● Set task:
How many lines hold the string "this"? Give only the number.

● Data shown:

===============

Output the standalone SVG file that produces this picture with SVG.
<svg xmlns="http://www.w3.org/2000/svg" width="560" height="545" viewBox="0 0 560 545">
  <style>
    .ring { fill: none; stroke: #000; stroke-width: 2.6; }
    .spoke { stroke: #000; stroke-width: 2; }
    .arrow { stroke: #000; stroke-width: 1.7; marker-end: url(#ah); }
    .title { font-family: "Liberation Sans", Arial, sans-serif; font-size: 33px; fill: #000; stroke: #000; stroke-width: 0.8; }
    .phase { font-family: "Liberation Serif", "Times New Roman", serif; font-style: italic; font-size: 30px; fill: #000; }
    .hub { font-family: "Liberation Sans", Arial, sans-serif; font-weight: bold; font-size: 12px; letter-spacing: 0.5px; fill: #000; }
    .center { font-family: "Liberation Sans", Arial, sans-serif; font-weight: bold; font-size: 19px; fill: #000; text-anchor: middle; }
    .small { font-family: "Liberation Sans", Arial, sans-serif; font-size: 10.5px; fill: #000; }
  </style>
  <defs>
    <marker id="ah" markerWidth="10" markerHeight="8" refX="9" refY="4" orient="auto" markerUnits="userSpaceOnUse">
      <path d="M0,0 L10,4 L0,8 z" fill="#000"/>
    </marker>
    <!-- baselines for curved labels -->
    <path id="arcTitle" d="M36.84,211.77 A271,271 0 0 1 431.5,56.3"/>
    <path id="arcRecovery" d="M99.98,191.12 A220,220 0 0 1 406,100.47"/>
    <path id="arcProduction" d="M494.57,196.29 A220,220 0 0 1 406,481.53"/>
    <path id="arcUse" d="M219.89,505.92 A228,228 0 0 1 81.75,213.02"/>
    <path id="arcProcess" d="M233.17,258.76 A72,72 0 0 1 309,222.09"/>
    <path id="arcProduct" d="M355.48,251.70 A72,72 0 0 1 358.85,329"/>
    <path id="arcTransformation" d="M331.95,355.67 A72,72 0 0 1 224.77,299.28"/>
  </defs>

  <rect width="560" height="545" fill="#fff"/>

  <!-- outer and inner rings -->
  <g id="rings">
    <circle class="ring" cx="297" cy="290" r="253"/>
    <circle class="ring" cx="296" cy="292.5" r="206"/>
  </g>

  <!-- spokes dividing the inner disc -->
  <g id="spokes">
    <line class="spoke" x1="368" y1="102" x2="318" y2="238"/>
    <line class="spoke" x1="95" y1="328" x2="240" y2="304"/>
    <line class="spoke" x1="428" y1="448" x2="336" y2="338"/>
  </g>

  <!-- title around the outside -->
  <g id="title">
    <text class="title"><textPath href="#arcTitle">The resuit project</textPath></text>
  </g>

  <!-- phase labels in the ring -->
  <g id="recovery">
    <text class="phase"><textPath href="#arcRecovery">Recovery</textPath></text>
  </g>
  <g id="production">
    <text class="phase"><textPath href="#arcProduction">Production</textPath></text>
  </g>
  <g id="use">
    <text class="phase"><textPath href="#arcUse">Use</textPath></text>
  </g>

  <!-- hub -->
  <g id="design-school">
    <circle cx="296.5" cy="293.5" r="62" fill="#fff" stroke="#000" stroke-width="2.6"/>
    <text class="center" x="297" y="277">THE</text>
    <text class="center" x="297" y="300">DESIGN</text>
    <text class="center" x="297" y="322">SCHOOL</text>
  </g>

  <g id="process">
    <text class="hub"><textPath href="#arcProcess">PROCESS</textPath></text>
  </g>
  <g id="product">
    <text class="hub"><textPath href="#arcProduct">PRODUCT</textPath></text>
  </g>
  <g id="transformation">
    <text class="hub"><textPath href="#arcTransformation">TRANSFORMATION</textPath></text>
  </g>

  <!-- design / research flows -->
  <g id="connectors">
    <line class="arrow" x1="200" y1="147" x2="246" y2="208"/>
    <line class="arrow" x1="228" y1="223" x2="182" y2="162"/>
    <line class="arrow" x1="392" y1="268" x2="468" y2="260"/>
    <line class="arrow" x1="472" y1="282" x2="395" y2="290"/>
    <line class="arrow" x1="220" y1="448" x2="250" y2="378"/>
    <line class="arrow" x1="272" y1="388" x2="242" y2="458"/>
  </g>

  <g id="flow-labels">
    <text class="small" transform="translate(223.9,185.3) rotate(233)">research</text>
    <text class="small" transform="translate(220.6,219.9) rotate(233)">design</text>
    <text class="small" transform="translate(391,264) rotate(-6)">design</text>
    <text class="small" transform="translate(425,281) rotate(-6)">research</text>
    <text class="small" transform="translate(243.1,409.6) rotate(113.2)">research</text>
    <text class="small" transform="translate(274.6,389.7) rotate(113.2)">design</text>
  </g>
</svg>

===============

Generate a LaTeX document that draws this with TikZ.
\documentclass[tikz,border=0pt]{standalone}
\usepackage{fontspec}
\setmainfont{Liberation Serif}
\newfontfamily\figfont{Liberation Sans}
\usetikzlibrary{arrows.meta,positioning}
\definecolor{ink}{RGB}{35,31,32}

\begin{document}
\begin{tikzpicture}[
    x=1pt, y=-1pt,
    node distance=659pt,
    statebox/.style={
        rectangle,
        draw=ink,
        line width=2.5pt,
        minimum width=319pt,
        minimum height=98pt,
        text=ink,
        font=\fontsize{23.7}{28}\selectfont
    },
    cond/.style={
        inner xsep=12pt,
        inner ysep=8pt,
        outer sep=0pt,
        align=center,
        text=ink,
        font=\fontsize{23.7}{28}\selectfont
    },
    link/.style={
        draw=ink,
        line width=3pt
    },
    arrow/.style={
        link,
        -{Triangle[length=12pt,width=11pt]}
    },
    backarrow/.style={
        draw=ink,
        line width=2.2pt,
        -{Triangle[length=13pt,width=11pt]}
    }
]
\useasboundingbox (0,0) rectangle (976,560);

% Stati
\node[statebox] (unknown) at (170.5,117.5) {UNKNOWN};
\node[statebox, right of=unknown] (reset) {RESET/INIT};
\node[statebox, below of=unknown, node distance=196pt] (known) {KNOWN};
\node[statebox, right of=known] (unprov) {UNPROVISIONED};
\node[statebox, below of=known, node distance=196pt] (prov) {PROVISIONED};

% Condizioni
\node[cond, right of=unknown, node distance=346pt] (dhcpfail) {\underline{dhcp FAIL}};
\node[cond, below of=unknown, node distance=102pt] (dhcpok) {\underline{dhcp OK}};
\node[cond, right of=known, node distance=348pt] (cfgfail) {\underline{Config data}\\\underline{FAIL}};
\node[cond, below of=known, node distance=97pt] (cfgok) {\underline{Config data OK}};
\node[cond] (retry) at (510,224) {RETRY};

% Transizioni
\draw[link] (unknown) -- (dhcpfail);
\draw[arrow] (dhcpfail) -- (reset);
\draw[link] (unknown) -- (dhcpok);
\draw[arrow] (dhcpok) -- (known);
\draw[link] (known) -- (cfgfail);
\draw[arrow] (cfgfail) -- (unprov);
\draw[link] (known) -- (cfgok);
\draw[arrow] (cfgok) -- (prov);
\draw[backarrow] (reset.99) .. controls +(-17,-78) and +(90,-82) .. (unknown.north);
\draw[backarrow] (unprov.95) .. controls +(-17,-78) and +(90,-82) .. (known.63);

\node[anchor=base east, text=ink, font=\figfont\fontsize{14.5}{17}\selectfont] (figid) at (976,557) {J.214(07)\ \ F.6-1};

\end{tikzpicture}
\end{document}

===============

● Expected answer:
2